Шевалье покачал головой со странным выражением черных глаз.

— Когда-то я знал похожую на вас девушку, — тихо сказал он. — Очень похожую. Это странно…

— Прошу меня простить, — прервал я его.

Джек Харди уходил из бара. Я быстро направился за ним.

Когда он уже был у французских дверей, я коснулся его плеча. Он пораженно выругался, поворачивая ко мне мертвенное, точно маска, лицо.

— Черт побери тебя, Март! — проворчал он. — Не трогай меня.

Я взял режиссера за плечи и повернул к себе.

— Что, черт возьми, с тобой произошло? — спросил я. — Послушай, Джек, тебе не удастся меня обмануть. Ты знаешь это. Я уже помогал тебе раньше, помогу и сейчас. Расскажи, что с тобой?

Морщинистое лицо старого друга смягчилось. Он осторожно снял мои руки с плеч. Его собственные руки были ледяные, как и у шевалье Футэйна.

— Нет, — вздохнул он. — Все бесполезно, Март. Ты ничего не сможешь сделать. Со мной действительно все в порядке. Просто перенапряжение. Я вел в Париже слишком бурную жизнь.

Я понял, что между нами встала глухая стена. Внезапно, само по себе, в голову пришла странная мысль, и я тут же озвучил ее:

— Что у тебя с шеей?

Харди не ответил. Просто нахмурился и покачал головой.

— Инфекционное заболевание горла, — сказал он после продолжительного молчания. — Продуло на сквозняке.

Он поднял руку и прикоснулся к черному шарфу.

Позади вдруг раздался резкий, хриплый вскрик, звук скорее не человеческий. Я повернулся. Это был Хесс Деминг. Он качался, стоя в дверях, глаза его были налиты кровью, по подбородку стекала струйка слюны.

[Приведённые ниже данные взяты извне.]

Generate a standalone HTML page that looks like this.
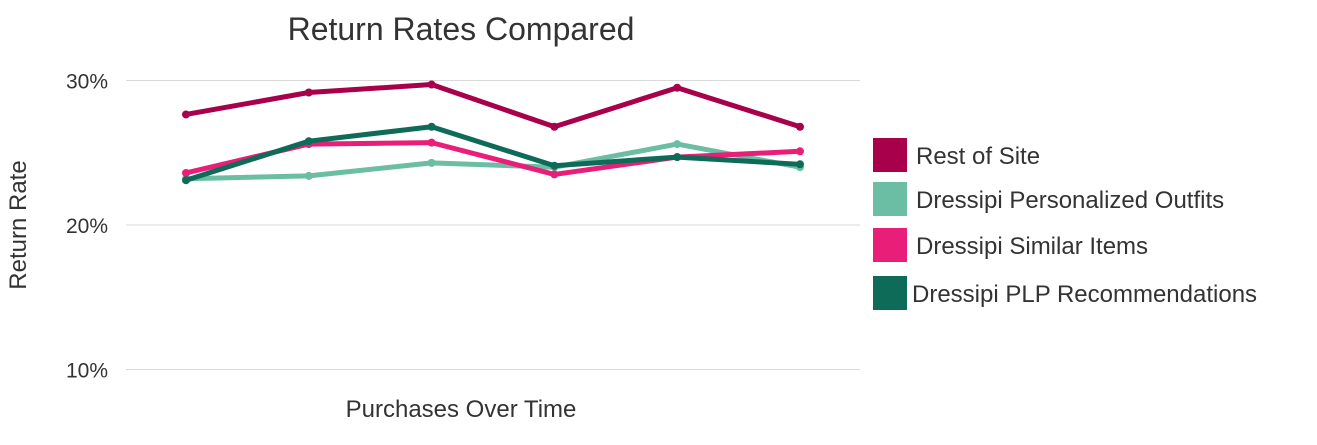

— Сандра умерла от инфекционного заболевания горла, Харди, — произнес он мертвым, без всяких эмоций и потому особенно ужасным голосом.

Джек не ответил. Он сделал шаг назад, а Хесс тупо продолжил:

— Она сделалась совершенно белой, а потом умерла. Доктора не знали, что это за болезнь, хотя в свидетельстве о смерти указали анемию. Вы привезли с собой какую-то грязную болезнь, Харди? Если так, то я вас убью.

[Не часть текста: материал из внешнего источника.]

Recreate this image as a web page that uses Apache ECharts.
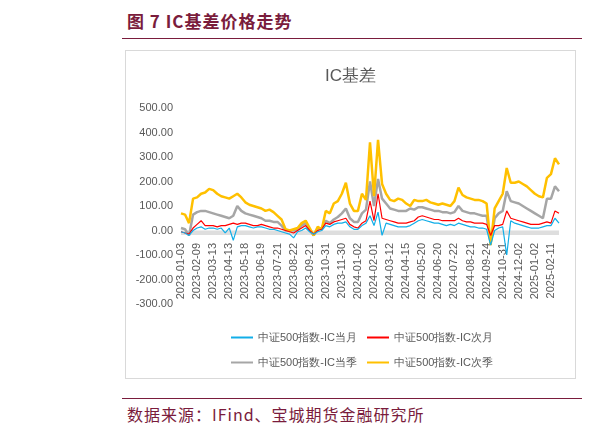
<!DOCTYPE html>
<html>
<head>
<meta charset="utf-8">
<script src="https://cdn.jsdelivr.net/npm/echarts@6/dist/echarts.min.js"></script>
<style>
body{margin:0;background:#fff;font-family:"Noto Sans CJK SC",sans-serif;}
#head{position:absolute;left:127px;top:8px;font-size:17px;font-weight:bold;color:#7a1c3c;letter-spacing:1px;}
#line1{position:absolute;left:122px;top:38px;width:460px;height:1px;background:#7a1c3c;}
#box{position:absolute;left:125px;top:50px;width:449px;height:327px;border:1px solid #d9d9d9;}
#line2{position:absolute;left:122px;top:398px;width:460px;height:1px;background:#7a1c3c;}
#foot{position:absolute;left:127px;top:402px;font-size:16px;color:#7a1c3c;letter-spacing:1px;}
</style>
</head>
<body>
<div id="head">图 7 IC基差价格走势</div>
<div id="line1"></div>
<div id="box"></div>
<div id="line2"></div>
<div id="foot">数据来源：IFind、宝城期货金融研究所</div>
<script>
// 坐标轴日期标签（每4个点一个）
var dateLabels = ['2023-01-03','2023-02-09','2023-03-13','2023-04-13','2023-05-18','2023-06-19',
	'2023-07-21','2023-08-22','2023-09-21','2023-10-31','2023-11-30','2024-01-02','2024-02-01',
	'2024-03-12','2024-04-15','2024-05-20','2024-06-20','2024-07-22','2024-08-21','2024-09-24',
	'2024-10-31','2024-12-02','2025-01-02','2025-02-11'];

var icMonth = [-5,-10,-20,0, 10,15,5,10, 10,5,10,-10, 10,-40,15,20, 20,15,10,15, 15,10,5,5,
	0,-5,-10,-15, -30,-5,0,10, -5,-15,-5,0, 20,15,25,30, 30,35,15,5, 5,20,30,60,
	20,75,-20,30, 25,20,15,15, 15,20,30,40, 45,40,35,30, 30,25,20,25, 20,30,25,20,
	15,15,10,10, 5,-60,0,10, 15,-100,40,30, 25,20,15,10, 10,10,15,20, 20,50,30];
var icNextMonth = [-5,-10,-15,10, 25,40,20,20, 20,15,20,20, 25,30,25,30, 30,25,20,20, 25,20,15,10,
	10,5,0,-5, -10,0,10,20, 0,-15,0,5, 30,25,35,40, 45,50,25,15, 10,30,40,120,
	40,150,50,45, 40,35,30,30, 30,35,40,55, 60,55,50,45, 45,40,40,40, 40,50,40,35,
	35,30,30,30, 25,-20,20,20, 25,80,50,45, 40,35,30,25, 25,25,30,35, 30,80,70];
var icQuarter = [10,5,-20,65, 75,80,80,75, 70,65,60,55, 50,60,100,80, 70,65,60,55, 50,40,40,35,
	35,20,0,0, 0,5,20,30, 0,-20,5,10, 40,30,45,55, 70,90,50,35, 35,70,85,200,
	100,210,130,110, 90,85,80,80, 80,90,85,95, 95,90,85,80, 80,75,75,70, 75,100,80,75,
	70,70,65,60, 60,-50,50,70, 80,160,120,115, 110,100,90,80, 70,60,50,130, 130,180,160];
var icNextQuarter = [70,65,30,130, 135,150,155,170, 165,150,140,135, 130,140,150,135, 115,105,100,95, 90,80,85,75,
	60,45,5,0, 5,10,30,40, 10,-20,15,5, 80,70,110,120, 150,195,110,80, 80,150,125,360,
	140,370,190,150, 125,120,130,125, 110,100,125,120, 120,125,115,110, 105,110,105,100, 120,175,145,135,
	130,125,125,120, 110,-60,90,120, 150,255,195,195, 200,190,180,165, 150,140,135,215, 230,295,270];

var categories = [];
for (var i = 0; i < icMonth.length; i++) {
	categories.push(i % 4 === 0 && dateLabels[i / 4] ? dateLabels[i / 4] : '');
}

var names = ['中证500指数-IC当月','中证500指数-IC次月','中证500指数-IC当季','中证500指数-IC次季'];

function lineSeries(name, data, color, width) {
	return {name: name, type: 'line', data: data, symbol: 'none',
		itemStyle: {color: color}, lineStyle: {color: color, width: width}};
}

var chart = echarts.init(document.getElementById('box'));
var s0 = lineSeries(names[0], icMonth, '#12aee8', 1.2);
var s1 = lineSeries(names[1], icNextMonth, '#ff0000', 1.2);
var s2 = lineSeries(names[2], icQuarter, '#a6a6a6', 2.5);
var s3 = lineSeries(names[3], icNextQuarter, '#ffc000', 2.5);
s0.markArea = {silent: true, itemStyle: {color: '#dedede'}, data: [[{yAxis: 0}, {yAxis: -18}]]};
s0.z = 3; s1.z = 3;

var legendBase = {itemWidth: 22, itemHeight: 10, itemGap: 10, icon: 'path://M0,4H22V6H0Z',
	textStyle: {color: '#595959', fontSize: 11, fontFamily: 'Liberation Sans'}};

chart.setOption({
	animation: false,
	textStyle: {fontFamily: 'Liberation Sans'},
	title: {text: 'IC基差', left: 'center', top: 12,
		textStyle: {color: '#595959', fontSize: 17, fontWeight: 'normal'}},
	legend: [
		Object.assign({left: 100, top: 276, data: [names[0], names[1]]}, legendBase),
		Object.assign({left: 100, top: 301, data: [names[2], names[3]]}, legendBase)
	],
	grid: {left: 55, right: 16, top: 57, bottom: 74},
	xAxis: {type: 'category', boundaryGap: false, data: categories, offset: -64,
		axisLine: {show: false}, axisTick: {show: false},
		axisLabel: {interval: 0, rotate: 90, color: '#595959', fontSize: 11, margin: 3,
			fontFamily: 'Liberation Sans'}},
	yAxis: {type: 'value', min: -300, max: 500, interval: 100, splitLine: {show: false},
		axisLabel: {color: '#595959', fontSize: 11, formatter: function (v) { return v.toFixed(2); }}},
	series: [s2, s3, s1, s0]
});
</script>
</body>
</html>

— Минутку, — вмешался я. — Инфекционное заболевание горла? Я не знал…

— На горле у нее была отметина — две небольшие ранки, близко друг к другу. Это само по себе не могло убить ее, но какая-нибудь отвратительная болезнь…

— Ты с ума сошел, Хесс, — покачал головой я. — Ты просто пьян. Послушай меня: Джек, вероятно, не имеет никакого отношения… к этому.

Хесс не смотрел на меня. Он не сводил налитых кровью глаз с Джека Харди и продолжал тем же тихим монотонным голосом:

— Харди, вы можете поклясться, что Март прав? Вы поклянетесь?

Губы Джека скривились, словно от какой-то внутренней муки.

— Давай, Джек, — кивнул я. — Скажи ему, что я прав.

Харди вдруг вспыхнул.

— Я не приближался к вашей жене! Я вообще не видел ее после возвращения. Есть…

— Это не тот ответ, которого я добивался, — прошептал Хесс и вдруг, качаясь, рванулся вперед.

Они оба были слишком пьяны, чтобы сделать друг другу что-то серьезное, но если бы я их не разнял, через секунду началась бы отвратительная драка. Когда я разнимал их, Хесс схватился рукой за шарф Джека и сорвал его у него с шеи.

На его горле, слева, были два красных маленьких прокола с белой каймой.